Kami pun masuk ke ruangan cikal bakal perpustakaan di depan, yang rencananya akan bisa diakses oleh masyarakat. Di lantai dua, kami menikmati pemandangan ujung gunung Manglayang dari jauh, juga membayangkan green roof sebagai tempat diskusi menyenangkan.
Memang, sejak berdirinya hingga sekarang, JIB tidak memiliki ‘markas’ khusus atau tempat tetap untuk berdiskusi. Lima tahun lalu (2013), ketika JIB muncul kali pertama adalah ‘komunitas digital’.
Shelina Janmohamed (2016) memberi istilah ‘umat digital di darul internet’. Agaknya istilah tersebut boleh jadi cocok dengan awalnya JIB yang muncul lewat fan page “JIB – Komunitas Pencinta Sejarah Islam” disusul web Jejakislam.net pada Oktober 2013.
Bisa dimaklumi memang, saat itu saya sendiri baru saja lulus kuliah, dan seperti dikatakan Yoris Sebastian (2016) dalam Generasi Langgas, kami – generasi milenial – adalah generasi tech savvy – atau istilahnya Joy Roesma & Nadia Mulya (2018) ‘digital immigrant’.
Saat itu, Facebook memang sedang naik daun bagi setiap generasi. Dalam buku Media Sosialita : Eksis Narsis Jadi Daring Darling disebutkan bahwa masyarakat Indonesia dengan senang hati menerima pertemanan dari segala penjuru (kecuali mungkin akun untuk berjualan yang mengganggu) kalau banyak yang mengajak berteman.
Di situlah, saya berkenalan dengan para penyuka buku, peminat sejarah, pegiat literasi. Seperti kata Yoris dalam Generasi Langgas, generasi milenial adalah generasi yang “collective, customization, community.”
Saat itu, saya suka membagikan tulisan – tulisan tentang sejarah dan terkoneksi dengan seorang pencinta buku berakun Facebook Beggy Rizkiansyah. Dari sana, kami berkorespondensi, berdiskusi tentang sejarah, buku, pergerakan mahasiswa, keislaman dan keindonesiaan, dan sebagainya.

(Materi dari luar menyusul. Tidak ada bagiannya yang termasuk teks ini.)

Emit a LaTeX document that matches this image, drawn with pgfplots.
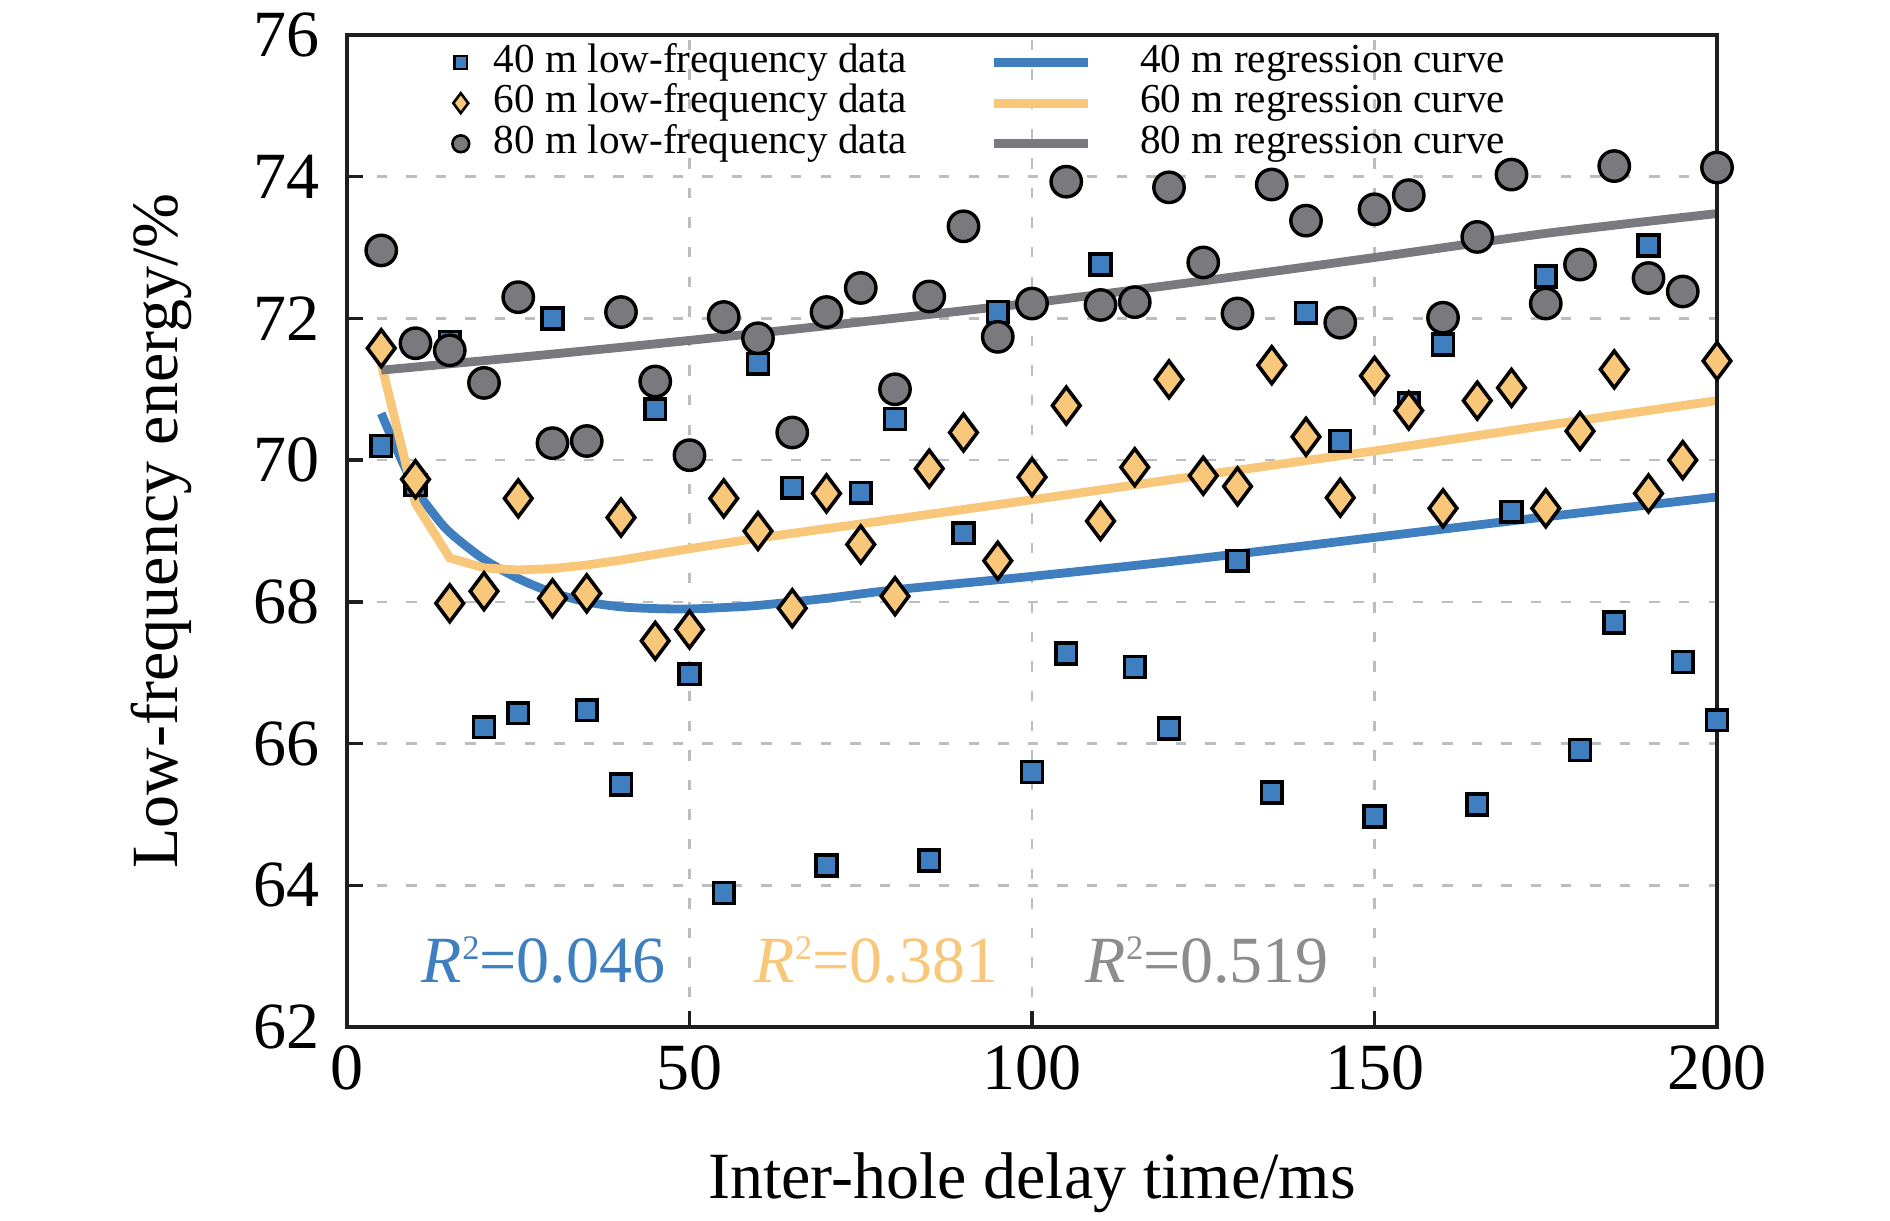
\documentclass[border=0pt]{standalone}
\usepackage{fontspec}
\setmainfont{Liberation Serif}
\usepackage{pgfplots}
\pgfplotsset{compat=1.18}
\definecolor{cblue}{HTML}{3F7FBF}
\definecolor{corange}{HTML}{F8C77A}
\definecolor{cgray}{HTML}{7A7A7E}
\definecolor{cgraytxt}{HTML}{8C8C8C}
\definecolor{cgrid}{HTML}{BDBDBD}
\definecolor{cframe}{HTML}{1E1E1E}
\pgfplotsset{
  markleg/.style={legend image code/.code={\draw[##1, /tikz/only marks] plot coordinates {(0pt,0pt)}; \path[draw=none, fill=none] (-3pt,0pt) -- (6.25pt,0pt);}},
  lineleg/.style={legend image code/.code={\draw[##1] (0pt,0pt) -- (23.5pt,0pt); \path[draw=none, fill=none] (23.5pt,0pt) -- (34.5pt,0pt);}},
}
\begin{document}
\begin{tikzpicture}
\begin{axis}[
  scale only axis, width=342.5pt, height=248pt,
  at={(0,0)}, anchor=south west,
  xmin=0, xmax=200, ymin=62, ymax=76,
  xtick={0,50,100,150,200}, ytick={62,64,66,68,70,72,74,76},
  clip=false,
  axis line style={cframe, line width=0.85pt},
  tick style={cframe, line width=0.85pt},
  major tick length=4pt,
  tick align=inside,
  tick pos=left,
  grid=major,
  major grid style={cgrid, line width=0.65pt, dash pattern=on 2.6pt off 4.8pt},
  /pgf/number format/assume math mode=true,
  tick label style={font=\fontsize{16.5}{19}\selectfont, text=black},
  yticklabel style={xshift=-3.25pt},
  xticklabel style={yshift=-1pt},
  xlabel={Inter-hole delay time/ms},
  ylabel={Low-frequency energy/\%},
  label style={font=\fontsize{16.5}{19}\selectfont},
  xlabel style={at={(axis description cs:0.5,-0.17238)}, anchor=base},
  ylabel style={at={(axis description cs:-0.12336,0.5)}, anchor=base},
  legend columns=2,
  legend cell align=left,
  legend style={draw=none, fill=none, inner sep=0pt,
    at={(axis description cs:0.07372,0.99153)}, anchor=north west,
    font=\fontsize{10.3}{12}\selectfont,
    nodes={inner xsep=2pt, inner ysep=0pt, text height=7pt, text depth=2.2pt},
    row sep=0.95pt,
    /tikz/every even column/.append style={column sep=18.7pt}},
]
% regression curves
\addplot[cblue, line width=2.2pt, smooth, forget plot] coordinates {
 (5,70.66) (7.5,70.1) (10,69.6) (12.5,69.26) (15,68.98) (20,68.6) (25,68.33)
 (30,68.13) (35,68.0) (40,67.93) (45,67.905) (50,67.9) (55,67.92) (60,67.95)
 (70,68.05) (80,68.17) (100,68.36) (125,68.62) (150,68.91) (175,69.2) (200,69.48)};
\addplot[corange, line width=2.2pt, forget plot] coordinates {
 (5,71.36) (10,69.39) (15,68.62) (20,68.48) (25,68.45) (30,68.47) (35,68.52)
 (40,68.59) (45,68.67) (50,68.75) (60,68.9) (75,69.1) (100,69.44) (125,69.79)
 (150,70.13) (175,70.49) (200,70.84)};
\addplot[cgray, line width=2.2pt, smooth, forget plot] coordinates {
 (5,71.27) (25,71.45) (50,71.69) (75,71.95) (100,72.22) (125,72.53) (150,72.86)
 (175,73.2) (200,73.48)};
% 40 m data
\addplot[only marks, mark=square*, mark size=2.6pt,
  mark options={fill=cblue, draw=black, line width=0.9pt}, forget plot] coordinates {
 (5,70.2) (10,69.65) (15,71.67) (20,66.23) (25,66.43) (30,72.0) (35,66.47) (40,65.42)
 (45,70.72) (50,66.98) (55,63.89) (60,71.36) (65,69.61) (70,64.28) (75,69.54) (80,70.58)
 (85,64.35) (90,68.97) (95,72.09) (100,65.6) (105,67.27) (110,72.76) (115,67.08) (120,66.21)
 (130,68.58) (135,65.31) (140,72.08) (145,70.27) (150,64.97) (155,70.8) (160,71.63)
 (165,65.14) (170,69.27) (175,72.59) (180,65.91) (185,67.71) (190,73.03) (195,67.15) (200,66.33)};
% 60 m data
\addplot[only marks, mark=diamond*, mark size=4.6pt,
  mark options={fill=corange, draw=black, line width=0.9pt}, forget plot] coordinates {
 (5,71.58) (10,69.73) (15,67.98) (20,68.15) (25,69.46) (30,68.05) (35,68.12) (40,69.19)
 (45,67.45) (50,67.61) (55,69.46) (60,69.0) (65,67.91) (70,69.53) (75,68.81) (80,68.08)
 (85,69.88) (90,70.39) (95,68.58) (100,69.76) (105,70.77) (110,69.14) (115,69.9) (120,71.14)
 (125,69.78) (130,69.63) (135,71.34) (140,70.33) (145,69.47) (150,71.19) (155,70.7)
 (160,69.32) (165,70.84) (170,71.02) (175,69.32) (180,70.41) (185,71.28) (190,69.53)
 (195,70.0) (200,71.4)};
% 80 m data
\addplot[only marks, mark=*, mark size=3.8pt,
  mark options={fill=cgray, draw=black, line width=0.85pt}, forget plot] coordinates {
 (5,72.96) (10,71.65) (15,71.55) (20,71.09) (25,72.3) (30,70.24) (35,70.27) (40,72.09)
 (45,71.11) (50,70.07) (55,72.02) (60,71.72) (65,70.39) (70,72.09) (75,72.43) (80,71.0)
 (85,72.31) (90,73.3) (95,71.74) (100,72.21) (105,73.93) (110,72.19) (115,72.23) (120,73.85)
 (125,72.79) (130,72.07) (135,73.89) (140,73.38) (145,71.94) (150,73.54) (155,73.74)
 (160,72.01) (165,73.15) (170,74.03) (175,72.21) (180,72.76) (185,74.15) (190,72.57)
 (195,72.38) (200,74.13)};
% legend (row-wise: data | curve)
\addlegendimage{only marks, mark=square*, mark size=1.6pt, mark options={fill=cblue, draw=black, line width=0.65pt}, markleg}
\addlegendentry{40 m low-frequency data}
\addlegendimage{cblue, line width=2.3pt, lineleg}
\addlegendentry{40 m regression curve}
\addlegendimage{only marks, mark=diamond*, mark size=2.5pt, mark options={fill=corange, draw=black, line width=0.65pt}, markleg}
\addlegendentry{60 m low-frequency data}
\addlegendimage{corange, line width=2.3pt, lineleg}
\addlegendentry{60 m regression curve}
\addlegendimage{only marks, mark=*, mark size=2.1pt, mark options={fill=cgray, draw=black, line width=0.65pt}, markleg}
\addlegendentry{80 m low-frequency data}
\addlegendimage{cgray, line width=2.3pt, lineleg}
\addlegendentry{80 m regression curve}
% R^2 labels
\node[anchor=base, text=cblue, font=\fontsize{16.5}{19}\selectfont, inner sep=0pt] at (axis cs:28.7,62.625)
  {\textit{R}\raisebox{5.85pt}{\fontsize{8.6}{10}\selectfont 2}=0.046};
\node[anchor=base, text=corange, font=\fontsize{16.5}{19}\selectfont, inner sep=0pt] at (axis cs:77.3,62.625)
  {\textit{R}\raisebox{5.85pt}{\fontsize{8.6}{10}\selectfont 2}=0.381};
\node[anchor=base, text=cgraytxt, font=\fontsize{16.5}{19}\selectfont, inner sep=0pt] at (axis cs:125.6,62.625)
  {\textit{R}\raisebox{5.85pt}{\fontsize{8.6}{10}\selectfont 2}=0.519};
% frame on top of markers
\draw[cframe, line width=0.85pt] (rel axis cs:0,0) rectangle (rel axis cs:1,1);
\end{axis}
\pgfresetboundingbox
\useasboundingbox (-86.75pt,-48.25pt) rectangle (385.75pt,256.75pt);
\end{tikzpicture}
\end{document}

Dari diskusi di dunia maya itulah, komunitas Jejak Islam Bangsa (JIB) muncul. Spirit para pemuda Islam masa silam dalam wadah Jong Islamiten Bond (JIB) seperti M Natsir, Kasman Singodimedjo, Sjamsurijal, menjadi spirit kami, dan tentunya secara jujur, nama JIB sendiri terinspirasi dari pergerakan para pemuda tersebut.
Para pemuda seperti Natsir, Kasman, Roem tentu tak sendirian. JIB di masa silam dibimbing oleh Haji Agus Salim, H Fachruddin, hingga Tjokoroaminoto. Pun dengan kami, saat itu hanya pencinta sejarah, maka dari itu kami meminta Dr. Tiar Anwar Bachtiar, yang kami berkenalan dari diskusi INSISTS saat itu, dan Dr. Alwi Alatas–keduanya saat itu tengah menempuh program doktoral bidang sejarah-menjadi pembina komunitas ini.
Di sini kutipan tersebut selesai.